→ **The problem**
For the copy, please give all of the data again exactly and leave the pictures out.

(Stored items from a collection)

########################################

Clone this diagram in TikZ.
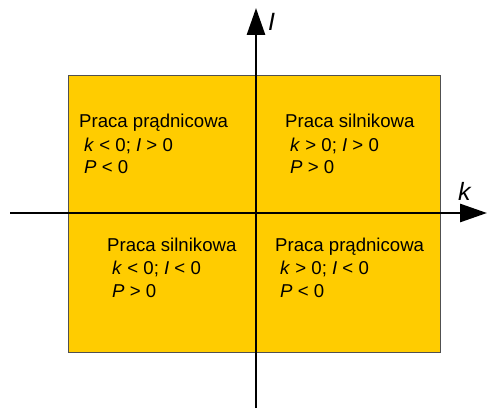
\documentclass[tikz,border=0pt]{standalone}
\usepackage{fontspec}
\setmainfont{Liberation Sans}
\usetikzlibrary{arrows.meta}
\definecolor{quadfill}{HTML}{FFCC00}
\definecolor{quadline}{HTML}{505050}
\tikzset{
  txt/.style={anchor=base west, inner sep=0pt, font=\fontsize{18.6}{22}\selectfont},
  axlabel/.style={anchor=base west, inner sep=0pt, font=\fontsize{25}{28}\selectfont\itshape},
  axis/.style={line width=2.8pt, -{Triangle[length=27pt,width=18pt]}},
}
\begin{document}
\begin{tikzpicture}[x=1pt,y=-1pt]
\useasboundingbox (0,0) rectangle (487,409);
\draw[quadline, fill=quadfill, line width=0.8pt] (68,75) rectangle (440,352);
% axes
\coordinate (xs) at (10,213);
\coordinate (xe) at (487,213);
\coordinate (ys) at (256,408);
\coordinate (ye) at (256,8);
\draw[axis] (xs) -- (xe);
\draw[axis] (ys) -- (ye);
\node[axlabel] (lI) at (268,31) {I};
\node[axlabel] (lk) at (458,200) {k};
% Q2
\node[txt] (a1) at (79,128) {Praca prądnicowa};
\node[txt] (a2) at (84,151) {\textit{k} < 0; \textit{I} > 0};
\node[txt] (a3) at (84,173) {\textit{P} < 0};
% Q1
\node[txt] (b1) at (285,128) {Praca silnikowa};
\node[txt] (b2) at (290,151) {\textit{k} > 0; \textit{I} > 0};
\node[txt] (b3) at (290,173) {\textit{P} > 0};
% Q3
\node[txt] (c1) at (107,251) {Praca silnikowa};
\node[txt] (c2) at (112,274) {\textit{k} < 0; \textit{I} < 0};
\node[txt] (c3) at (112,297) {\textit{P} > 0};
% Q4
\node[txt] (d1) at (275,251) {Praca prądnicowa};
\node[txt] (d2) at (280,274) {\textit{k} > 0; \textit{I} < 0};
\node[txt] (d3) at (280,297) {\textit{P} < 0};
\end{tikzpicture}
\end{document}
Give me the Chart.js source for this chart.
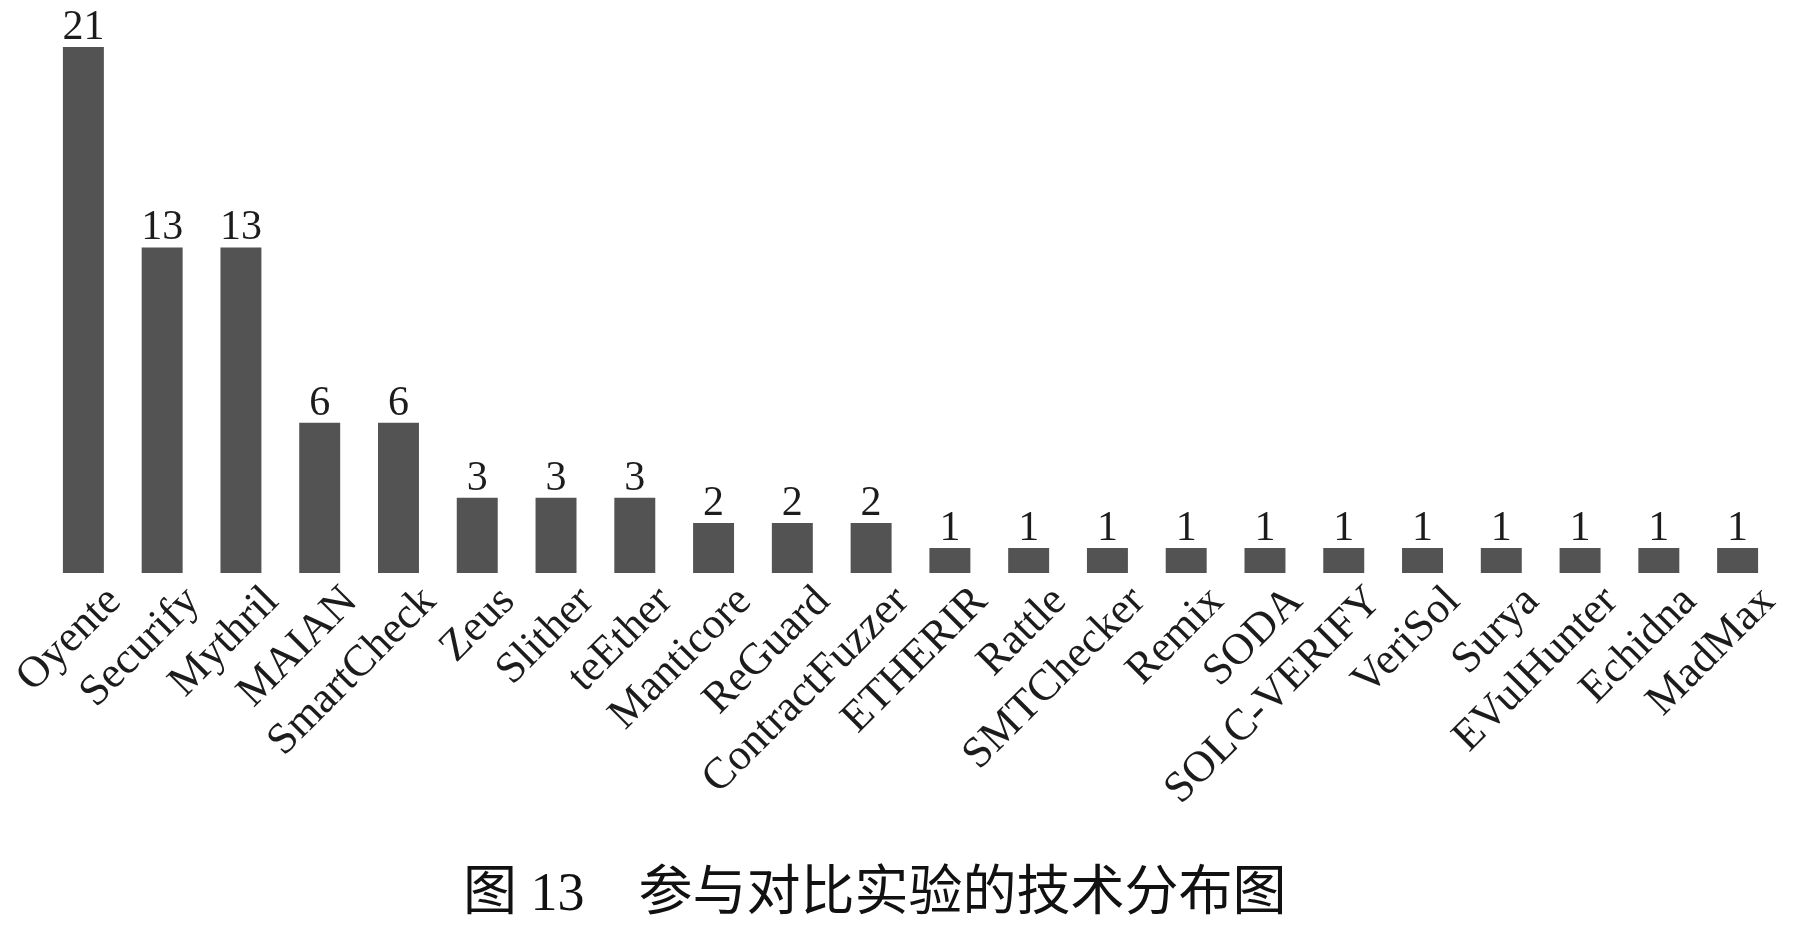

########################################

→ **Expected output**
Clone this diagram in TikZ.
\documentclass[tikz,border=0pt]{standalone}
\usepackage{fontspec}
\setmainfont{Liberation Sans}
\usetikzlibrary{arrows.meta}
\definecolor{quadfill}{HTML}{FFCC00}
\definecolor{quadline}{HTML}{505050}
\tikzset{
  txt/.style={anchor=base west, inner sep=0pt, font=\fontsize{18.6}{22}\selectfont},
  axlabel/.style={anchor=base west, inner sep=0pt, font=\fontsize{25}{28}\selectfont\itshape},
  axis/.style={line width=2.8pt, -{Triangle[length=27pt,width=18pt]}},
}
\begin{document}
\begin{tikzpicture}[x=1pt,y=-1pt]
\useasboundingbox (0,0) rectangle (487,409);
\draw[quadline, fill=quadfill, line width=0.8pt] (68,75) rectangle (440,352);
% axes
\coordinate (xs) at (10,213);
\coordinate (xe) at (487,213);
\coordinate (ys) at (256,408);
\coordinate (ye) at (256,8);
\draw[axis] (xs) -- (xe);
\draw[axis] (ys) -- (ye);
\node[axlabel] (lI) at (268,31) {I};
\node[axlabel] (lk) at (458,200) {k};
% Q2
\node[txt] (a1) at (79,128) {Praca prądnicowa};
\node[txt] (a2) at (84,151) {\textit{k} < 0; \textit{I} > 0};
\node[txt] (a3) at (84,173) {\textit{P} < 0};
% Q1
\node[txt] (b1) at (285,128) {Praca silnikowa};
\node[txt] (b2) at (290,151) {\textit{k} > 0; \textit{I} > 0};
\node[txt] (b3) at (290,173) {\textit{P} > 0};
% Q3
\node[txt] (c1) at (107,251) {Praca silnikowa};
\node[txt] (c2) at (112,274) {\textit{k} < 0; \textit{I} < 0};
\node[txt] (c3) at (112,297) {\textit{P} > 0};
% Q4
\node[txt] (d1) at (275,251) {Praca prądnicowa};
\node[txt] (d2) at (280,274) {\textit{k} > 0; \textit{I} < 0};
\node[txt] (d3) at (280,297) {\textit{P} < 0};
\end{tikzpicture}
\end{document}
Give me the Chart.js source for this chart.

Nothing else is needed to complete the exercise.